Jessica Drew has posed:
"You're fiiiine," Jess assures with a grin to match the length of her British syllables. She takes a tentative forkful off her plate. The roulette of genetics that her creators played had rolled out a super smeller and taster capable of eating most food, unlike so many people endowed with similar abilities. She can eat salad without finding it too bitter or stand to be in the same building where someone has fried fish.

"I realize how insulting that question might have seemed. I'm sorry for it, too. But, on the other hand, it is also reassuring to know that we are not beholden to people who might think we owe them something for using their technology or scientific discoveries."

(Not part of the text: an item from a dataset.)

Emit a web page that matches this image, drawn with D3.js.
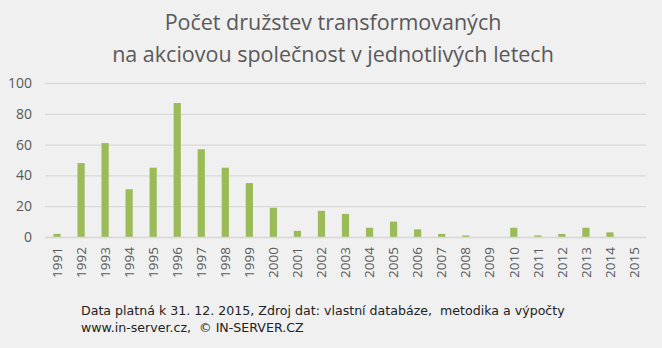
<!DOCTYPE html>
<html><head><meta charset="utf-8">
<script src="https://cdn.jsdelivr.net/npm/d3@7"></script>
<style>body{margin:0;background:#f0f0f0;}svg{display:block;}</style>
</head><body>
<script>
const years = ["1991","1992","1993","1994","1995","1996","1997","1998","1999","2000","2001","2002","2003","2004","2005","2006","2007","2008","2009","2010","2011","2012","2013","2014","2015"];
const counts = [2,48,61,31,45,87,57,45,35,19,4,17,15,6,10,5,2,1,0,6,1,2,6,3,0];
const yTicks = [0,20,40,60,80,100];
const titleLines = ["Počet družstev transformovaných","na akciovou společnost v jednotlivých letech"];
const footerLines = ["Data platná k 31. 12. 2015, Zdroj dat: vlastní databáze,  metodika a výpočty","www.in-server.cz,  © IN-SERVER.CZ"];

const W=662,H=348;
const m={left:45,right:16,top:83,bottom:111};
const svg=d3.select("body").append("svg").attr("width",W).attr("height",H);
svg.append("rect").attr("width",W).attr("height",H).attr("fill","#f0f0f0");

const x=d3.scaleBand().domain(years).range([m.left,W-m.right]).paddingInner(0.7).paddingOuter(0.35);
const y=d3.scaleLinear().domain([0,100]).range([H-m.bottom,m.top]);

const g=svg.append("g").attr("transform",`translate(${m.left},0)`)
 .call(d3.axisLeft(y).tickValues(yTicks).tickSize(-(W-m.left-m.right)).tickPadding(13));
g.select(".domain").remove();
g.selectAll(".tick line").attr("stroke","#d9d9d9").attr("stroke-width",1.3);
g.selectAll(".tick text").attr("fill","#595959").attr("font-family","Open Sans, sans-serif").attr("font-size","14px");

svg.selectAll("rect.bar").data(counts).enter().append("rect").attr("class","bar")
 .attr("x",(d,i)=>x(years[i])).attr("width",x.bandwidth())
 .attr("y",d=>y(d)).attr("height",d=>y(0)-y(d)).attr("fill","#9bbb59");

const xa=svg.append("g").attr("transform",`translate(0,${H-m.bottom})`)
 .call(d3.axisBottom(x).tickSize(0).tickPadding(0));
xa.select(".domain").attr("stroke","#d9d9d9").attr("stroke-width",1.3);
xa.selectAll(".tick text").attr("fill","#595959").attr("font-family","Open Sans, sans-serif").attr("font-size","13.5px")
 .attr("transform","rotate(-90)").attr("text-anchor","end").attr("x",-10).attr("y",0).attr("dy","0.35em");

svg.append("g").selectAll("text").data(titleLines).enter().append("text")
 .attr("x",333).attr("y",(d,i)=>30+i*32).attr("text-anchor","middle")
 .attr("font-family","Open Sans, sans-serif").attr("font-size","21.5px").attr("fill","#595959").text(d=>d);

svg.append("g").selectAll("text").data(footerLines).enter().append("text")
 .attr("x",81).attr("y",(d,i)=>315+i*17).attr("xml:space","preserve").style("white-space","pre")
 .attr("font-family","DejaVu Sans, sans-serif").attr("font-size","12.6px").attr("fill","#222").text(d=>d);
</script>
</body></html>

The smile that had flickered out as she tried to decide whether she liked the spicy concoction on her plate returns, "I would much rather be beholding to a genius such as yourself than some passing alien. Will we be galaxy jumping within my lifetime?"

Jane Foster has posed:
Happy to nibble on the meal, Jane does not rush into that experience of Shi'ar cooking with earthly ingredients supplying the familiar and the strange alike. Her eyes close a little as all attention goes to the gustatory impressions rather than visual, a deliberate effort to concentrate. "I spoke of the man exactly as if he's one of those individuals, since his grasp far outreaches most of ours," she dryly answers Natasha. "Trust me to know when the benchmark's been exceeded."

Certainly she does not treat Reed Richards with contempt. Professional courtesy, certainly. Her half-closed eyes open again, and she eats a little more. Seems it meets with approval from the astrophysicist as she glances to Natasha and Jess, managing a warm laugh. "Your intentions were good. Not like I plan to plug into a hidden database and peruse the secrets of a thousand races around the galaxy. Isn't that rather the premise of a sci-fi movie?"

Leaning back against a counter is altogether an act of relaxation, as much as can be. "Galactic spans? I have no idea. Within the solar system is my best guess in the future, and when, who can say?"

How about tomorrow at 2? It doesn't count, does it?

Natasha Romanoff has posed:
Natasha Romanoff would nod over at Jane and smile, "Good then." She would listen to the two converse back and forth, going to grab herself out some sort of energy bar as well to take a bite from. If either of the girls lookeda t it it would be something that was clearly one of the bars from the standard field ration packs. She would smirk.

"So we're not going to ever have someone arriving from space going 'klaatu' to us?"